Of much interest to the main presidential candidates should be the still high number of undecided voters, 16 per cent (3.6 million votes), according to Infotrak and 10 per cent according to Tifa.
However, the number of the undecided voters have been shrinking, with a May Infotrak poll showing there were 4.4 million voters yet to make up their minds.
According to Infotrak, the vote-rich Mt Kenya region leads with 21 per cent of undecided voters followed by Nyanza at 14 per cent, North Rift 13 per cent, Western 12 per cent and Nairobi 11 per cent. The numbers in the other regions are below nine percent.
The undecided are mostly aged between 27 and 45 years, making up 68 per cent, with those aged between 27 and 35 years standing at 38 per cent.
For Tifa, in terms of gender, three times more women than men remain undecided (15 per cent versus five per cent).

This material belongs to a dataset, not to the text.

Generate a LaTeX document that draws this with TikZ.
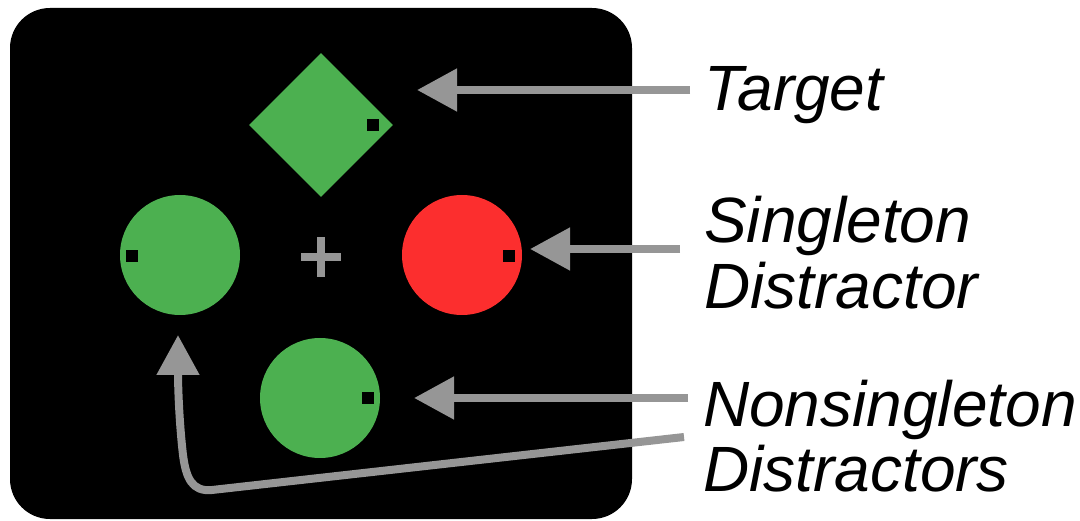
\documentclass[tikz,border=0pt]{standalone}
\usepackage{fontspec}
\setmainfont{Liberation Sans}
\usetikzlibrary{arrows.meta,shapes.geometric}

\definecolor{stimgreen}{RGB}{76,176,80}
\definecolor{stimred}{RGB}{252,46,46}
\definecolor{pointer}{RGB}{150,150,150}

\tikzset{
  display/.style={fill=black, rounded corners=40pt},
  disc/.style={circle, minimum size=120pt, inner sep=0pt},
  gap/.style={fill=black, minimum size=12pt, inner sep=0pt},
  pointerarrow/.style={draw=pointer, line width=8pt,
    -{Triangle[length=40pt, width=41pt]}},
  % multi-line captions sit on the baseline of their last line
  caption/.style={font=\fontsize{64}{66}\selectfont\itshape,
    anchor=base west, inner sep=0pt, align=left},
}

\begin{document}
\begin{tikzpicture}[x=1pt, y=-1pt]
  \useasboundingbox (0,0) rectangle (1080,521);

  % search display
  \fill[display] (10,8) rectangle (632,519);

  % target diamond and distractor discs
  \node[diamond, fill=stimgreen, minimum width=144pt, minimum height=144pt,
        inner sep=0pt, aspect=1] (target) at (321,125) {};
  \node[disc, fill=stimgreen] (leftdisc) at (180,255) {};
  \node[disc, fill=stimred] (singleton) at (462,255) {};
  \node[disc, fill=stimgreen] (bottomdisc) at (320,398) {};

  % small gaps on each item
  \node[gap] (gaptarget) at (373,125) {};
  \node[gap] (gapleft) at (132,256) {};
  \node[gap] (gapred) at (509,256) {};
  \node[gap] (gapbottom) at (368,398) {};

  % fixation cross
  \coordinate (fix) at (321,257);
  \draw[pointer, line width=8pt] ([xshift=-20pt]fix) -- ([xshift=20pt]fix)
                                 ([yshift=-20pt]fix) -- ([yshift=20pt]fix);

  % labels
  \node[caption] (lbltarget) at (704,111) {Target};
  \node[caption] (lblsingle) at (704,309) {Singleton\\Distractor};
  \node[caption] (lblnonsingle) at (703,492) {Nonsingleton\\Distractors};

  % arrow end points
  \coordinate (tgttail) at (690,90);
  \coordinate (tgttip) at (417,90);
  \coordinate (sgltail) at (680,249);
  \coordinate (sgltip) at (530,249);
  \coordinate (nstail) at (688,398);
  \coordinate (nstip) at (414,398);
  \coordinate (nscurvetail) at (684,437);
  \coordinate (nscurvetip) at (178,335);

  % pointers
  \draw[pointerarrow] (nstail) -- (nstip);
  \draw[pointerarrow] (tgttail) -- (tgttip);
  \draw[pointerarrow] (sgltail) -- (sgltip);
  \draw[pointerarrow] (nscurvetail) -- (212,490)
      .. controls (192,492) and (186,478) .. (183,455)
      .. controls (179,420) and (178,385) .. (nscurvetip);
\end{tikzpicture}
\end{document}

With regard to age, there is no statistical difference in their levels of support, but Prof Wajackoyah is clearly more favoured by younger would-be voters (seven per cent in the 18-24 age-group versus two per cent among those older than 35).
Ms Ambitho pointed out that the age cohort most affected by the high cost of living is not the young voter of between 18 and 26 years but people leaving college or universities, starting their lives, their families, and getting jobs.
“These are the people who are feeling the pinch of the economy and therefore we’re not be surprised that the undecided numbers have moved from 32 per cent in June to 38 per cent currently,” Ms Ambitho said.